Can Sanders bounce back?

Every step of a presidential campaign is following by a lifting of expectations and a higher bar for a candidate's performance.
So Biden is going to start to be judged as a potential nominee after his Super Tuesday performance. The next big challenge for the candidates comes in next week's CNN debate in Arizona. The clash could be the first one-on-one between Sanders and Biden, if Bloomberg and Warren see no path forward following their disappointing performances on Tuesday.

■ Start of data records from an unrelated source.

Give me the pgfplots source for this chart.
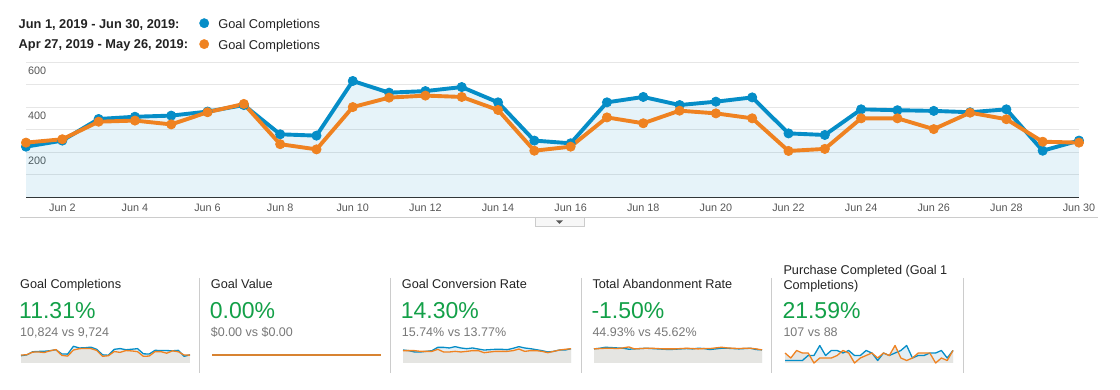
\documentclass[border=0pt]{standalone}
\usepackage{fontspec}
\setmainfont{Liberation Sans}
\usepackage{pgfplots}
\usepackage{pgfplotstable}
\pgfplotsset{compat=1.18}
\definecolor{gablue}{HTML}{058DC7}
\definecolor{gaorange}{HTML}{EF8221}
\definecolor{gridgray}{HTML}{E6E6E6}
\definecolor{basegray}{HTML}{333333}
\definecolor{labelgray}{HTML}{555555}
\definecolor{sepgray}{HTML}{CCCCCC}
\definecolor{sparkgray}{HTML}{E5E5E2}
\definecolor{sparkblue}{HTML}{E3EFF7}
\definecolor{gagreen}{HTML}{13A048}
\definecolor{subgray}{HTML}{777777}
\definecolor{titlecol}{HTML}{222222}
\newcommand\fs[1]{\fontsize{#1}{#1}\selectfont}

\pgfplotstableread{
d cur prev
1 225 243
2 252 258
3 348 336
4 358 341
5 363 324
6 381 378
7 410 415
8 280 236
9 274 213
10 517 401
11 465 443
12 472 452
13 490 446
14 422 388
15 252 207
16 240 225
17 422 355
18 446 329
19 410 385
20 425 373
21 444 351
22 284 206
23 277 215
24 391 351
25 387 351
26 384 303
27 378 376
28 391 347
29 207 247
30 252 243
}\maindata

\pgfplotstableread{
d b o
1 0 0
2 0 0
3 0 0
4 0 0
5 0 0
6 0 0
7 0 0
8 0 0
9 0 0
10 0 0
11 0 0
12 0 0
13 0 0
14 0 0
15 0 0
16 0 0
17 0 0
18 0 0
19 0 0
20 0 0
21 0 0
22 0 0
23 0 0
24 0 0
25 0 0
26 0 0
27 0 0
28 0 0
29 0 0
30 0 0
}\valuedata

\pgfplotstableread{
d b o
1 14.6 13.9
2 13.9 13.9
3 12.4 13.9
4 12.4 13.1
5 13.1 13.1
6 13.9 13.1
7 17.6 15.4
8 17.6 12.4
9 16.9 12.4
10 18.4 13.1
11 16.9 12.4
12 16.1 13.1
13 16.9 13.9
14 15.7 13.9
15 14.6 11.6
16 15.0 12.4
17 15.4 13.1
18 15.4 13.1
19 15.0 13.1
20 16.5 13.9
21 18.4 15.7
22 16.9 13.1
23 16.1 13.9
24 15.0 13.9
25 13.9 13.1
26 12.4 11.6
27 13.1 13.1
28 14.6 14.6
29 14.6 15.4
30 16.1 16.1
}\convdata

\pgfplotstableread{
d b o
1 43 43
2 45 44
3 48 45
4 47 45
5 46 44
6 45 46
7 42 49
8 43 43
9 44 44
10 45 45
11 44 45
12 43 44
13 42 43
14 41 43
15 42 43
16 43 44
17 44 45
18 43 44
19 45 43
20 44 44
21 41 44
22 43 46
23 45 48
24 45 46
25 44 45
26 43 44
27 44 45
28 45 45
29 41 43
30 40 40
}\abandata

\pgfplotstableread{
d b o
1 1 4
2 1 2
3 1 5
4 1 4
5 3 4
6 3 0
7 7 2
8 3 2
9 5 2
10 5 3
11 4 5
12 5 4
13 3 0
14 3 2
15 5 3
16 4 4
17 1 2
18 4 4
19 3 3
20 4 7
21 5 2
22 7 1
23 2 2
24 3 4
25 3 4
26 4 4
27 4 0
28 5 2
29 2 1
30 5 5
}\purchdata

\pgfplotsset{
  spark/.style={scale only axis, hide axis, anchor=south west,
    xmin=1, xmax=30, ymin=0, clip=false, width=168pt, height=20pt},
  sbline/.style={gablue, line width=1.3pt, line join=round},
  soline/.style={gaorange, line width=1.3pt, line join=round},
}

\begin{document}
\begin{tikzpicture}[x=1pt,y=1pt]
\useasboundingbox (0,0) rectangle (1120,390);

% legend date texts
\node[anchor=base west, inner sep=0pt, text=titlecol, font=\bfseries\fs{12.8}] at (18.5,361.7) {Jun 1, 2019 - Jun 30, 2019:};
\node[anchor=base west, inner sep=0pt, text=titlecol, font=\bfseries\fs{12.8}] at (18.5,341) {Apr 27, 2019 - May 26, 2019:};

\begin{axis}[
  at={(26pt,192.7pt)}, anchor=south west, scale only axis,
  width=1053pt, height=135pt,
  xmin=1, xmax=30, ymin=0, ymax=600,
  clip=false,
  axis line style={draw=none},
  major tick length=0pt, minor tick length=0pt,
  xtick={2,4,...,30},
  xticklabels={Jun 2,Jun 4,Jun 6,Jun 8,Jun 10,Jun 12,Jun 14,Jun 16,Jun 18,Jun 20,Jun 22,Jun 24,Jun 26,Jun 28,Jun 30},
  xticklabel style={font=\fs{10.8}, text=labelgray, anchor=north, inner sep=0pt, yshift=-6.5pt},
  ytick={200,400,600}, yticklabels={200,400,600},
  yticklabel style={font=\fs{10.8}, text=labelgray, anchor=north west, inner sep=0pt, xshift=2pt, yshift=-4.5pt},
  minor ytick={100,300,500},
  ymajorgrids, yminorgrids,
  major grid style={draw=gridgray, line width=0.9pt},
  minor grid style={draw=gridgray, line width=0.9pt},
  extra y ticks={0}, extra y tick labels={},
  extra y tick style={major grid style={draw=basegray, line width=1.3pt}},
  legend columns=1,
  legend style={at={(0.16458,1.32593)}, anchor=north west, draw=none, fill=none,
    inner sep=0pt, outer sep=0pt, row sep=10.7pt,
    nodes={inner sep=0pt, anchor=base west, text height=9.5pt, text depth=0pt, font=\fs{12.8}, text=titlecol},
    /tikz/every odd column/.append style={column sep=9.3pt}},
]
\addplot[draw=none, fill=gablue, fill opacity=0.1, forget plot] table[x=d,y=cur]{\maindata} \closedcycle;
\addplot[gablue, line width=3.9pt, line join=round, mark=*, mark size=4.6pt, mark options={line width=0.8pt}, forget plot] table[x=d,y=cur]{\maindata};
\addplot[gaorange, line width=3.9pt, line join=round, mark=*, mark size=4.6pt, mark options={line width=0.8pt}, forget plot] table[x=d,y=prev]{\maindata};
\addlegendimage{legend image code/.code={\fill[gablue] (4.7pt,5.3pt) circle (4.7pt);}}
\addlegendentry{Goal Completions}
\addlegendimage{legend image code/.code={\fill[gaorange] (4.7pt,5.3pt) circle (4.7pt);}}
\addlegendentry{Goal Completions}
\end{axis}

% bottom line and tab
\draw[sepgray, line width=1pt] (20,172) -- (1098,172);
\draw[sepgray, fill=gray!6, line width=0.8pt] (535,172) -- (535,164) -- (584,164) -- (584,172);
\fill[gray!70!black] (556,169.5) -- (563,169.5) -- (559.5,166) -- cycle;

% separators
\foreach \xx in {199,390.5,581.5,771.5,963} {
  \draw[sepgray, line width=1pt] (\xx,112) -- (\xx,17);
}

% scorecard texts
\node[anchor=base west, inner sep=0pt, text=titlecol, font=\fs{12.7}] at (20,101) {Goal Completions};
\node[anchor=base west, inner sep=0pt, text=gagreen, font=\fs{23}] at (19,71) {11.31\%};
\node[anchor=base west, inner sep=0pt, text=subgray, font=\fs{12.5}] at (20,53.5) {10,824 vs 9,724};

\node[anchor=base west, inner sep=0pt, text=titlecol, font=\fs{12.7}] at (210.7,101) {Goal Value};
\node[anchor=base west, inner sep=0pt, text=gagreen, font=\fs{23}] at (209.7,71) {0.00\%};
\node[anchor=base west, inner sep=0pt, text=subgray, font=\fs{12.5}] at (210.7,53.5) {\$0.00 vs \$0.00};

\node[anchor=base west, inner sep=0pt, text=titlecol, font=\fs{12.7}] at (401.7,101) {Goal Conversion Rate};
\node[anchor=base west, inner sep=0pt, text=gagreen, font=\fs{23}] at (400.7,71) {14.30\%};
\node[anchor=base west, inner sep=0pt, text=subgray, font=\fs{12.5}] at (401.7,53.5) {15.74\% vs 13.77\%};

\node[anchor=base west, inner sep=0pt, text=titlecol, font=\fs{12.7}] at (592.3,101) {Total Abandonment Rate};
\node[anchor=base west, inner sep=0pt, text=gagreen, font=\fs{23}] at (591.3,71) {-1.50\%};
\node[anchor=base west, inner sep=0pt, text=subgray, font=\fs{12.5}] at (592.3,53.5) {44.93\% vs 45.62\%};

\node[anchor=base west, inner sep=0pt, text=titlecol, font=\fs{12.7}] at (783.3,115.5) {Purchase Completed (Goal 1};
\node[anchor=base west, inner sep=0pt, text=titlecol, font=\fs{12.7}] at (783.3,100) {Completions)};
\node[anchor=base west, inner sep=0pt, text=gagreen, font=\fs{23}] at (782.3,71) {21.59\%};
\node[anchor=base west, inner sep=0pt, text=subgray, font=\fs{12.5}] at (783.3,53.5) {107 vs 88};

% sparklines
\begin{axis}[spark, at={(21pt,27pt)}, width=169pt, height=19.4pt, ymax=600]
\addplot[draw=none, fill=sparkblue] table[x=d,y=cur]{\maindata} \closedcycle;
\addplot[draw=none, fill=sparkgray] table[x=d,y=prev]{\maindata} \closedcycle;
\addplot[sbline] table[x=d,y=cur]{\maindata};
\addplot[soline] table[x=d,y=prev]{\maindata};
\end{axis}

\begin{axis}[spark, at={(212pt,34pt)}, width=169pt, height=2pt, ymin=-1, ymax=1]
\addplot[gablue, line width=1.5pt] table[x=d,y=b]{\valuedata};
\addplot[gaorange, line width=1.5pt, opacity=0.9] table[x=d,y=o]{\valuedata};
\end{axis}

\begin{axis}[spark, at={(403pt,27pt)}, width=168pt, ymax=22.5]
\addplot[draw=none, fill=sparkblue] table[x=d,y=b]{\convdata} \closedcycle;
\addplot[draw=none, fill=sparkgray] table[x=d,y=o]{\convdata} \closedcycle;
\addplot[sbline] table[x=d,y=b]{\convdata};
\addplot[soline] table[x=d,y=o]{\convdata};
\end{axis}

\begin{axis}[spark, at={(594pt,27pt)}, width=168pt, ymax=61]
\addplot[draw=none, fill=sparkblue] table[x=d,y=b]{\abandata} \closedcycle;
\addplot[draw=none, fill=sparkgray] table[x=d,y=o]{\abandata} \closedcycle;
\addplot[sbline] table[x=d,y=b]{\abandata};
\addplot[soline] table[x=d,y=o]{\abandata};
\end{axis}

\begin{axis}[spark, at={(785pt,27pt)}, width=168pt, ymax=8]
\addplot[draw=none, fill=sparkblue] table[x=d,y=b]{\purchdata} \closedcycle;
\addplot[draw=none, fill=sparkgray] table[x=d,y=o]{\purchdata} \closedcycle;
\addplot[sbline] table[x=d,y=b]{\purchdata};
\addplot[soline] table[x=d,y=o]{\purchdata};
\end{axis}
\end{tikzpicture}
\end{document}
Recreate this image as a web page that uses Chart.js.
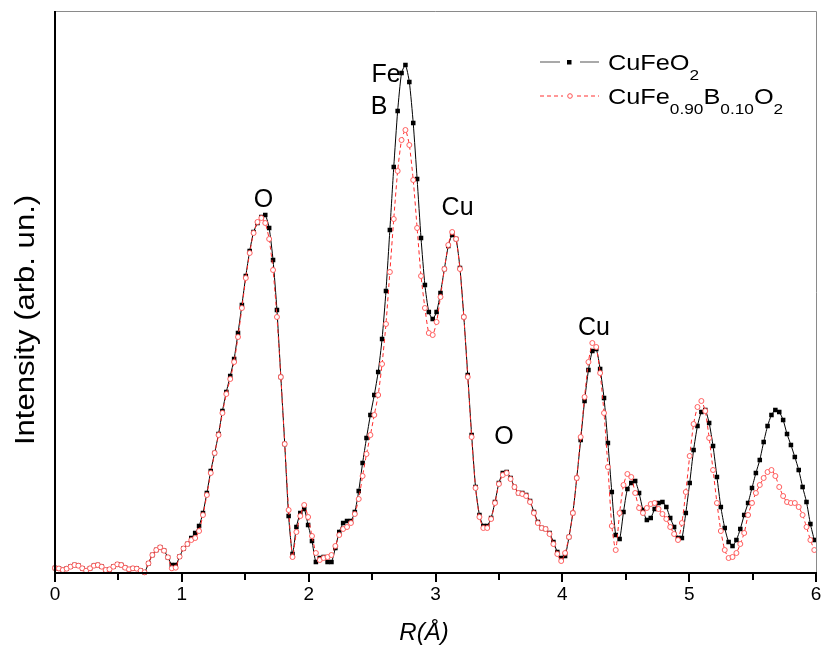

Voters will see the defining clash of the primary -- the fault line that is splitting their party between Sanders' call to revolutionize the US economy, health care and further education systems and Biden's more moderate, unifying, conventional approach.
Biden's hopes going forward may now depend on how quickly he can build on his Super Tuesday triumph and scale up his still rudimentary campaign machinery. He will also be under pressure to maintain his more energized, punchy and emotional stump performances through the grueling weeks to come.
Sanders, with his formidable political machine and almost inexhaustible fundraising network of small donors has the steel and the resources to fight to the end.
And Biden isn't the only one with an improbable comeback story. After a heart attack last year, Sanders was written off -- but he bounced back stronger than ever.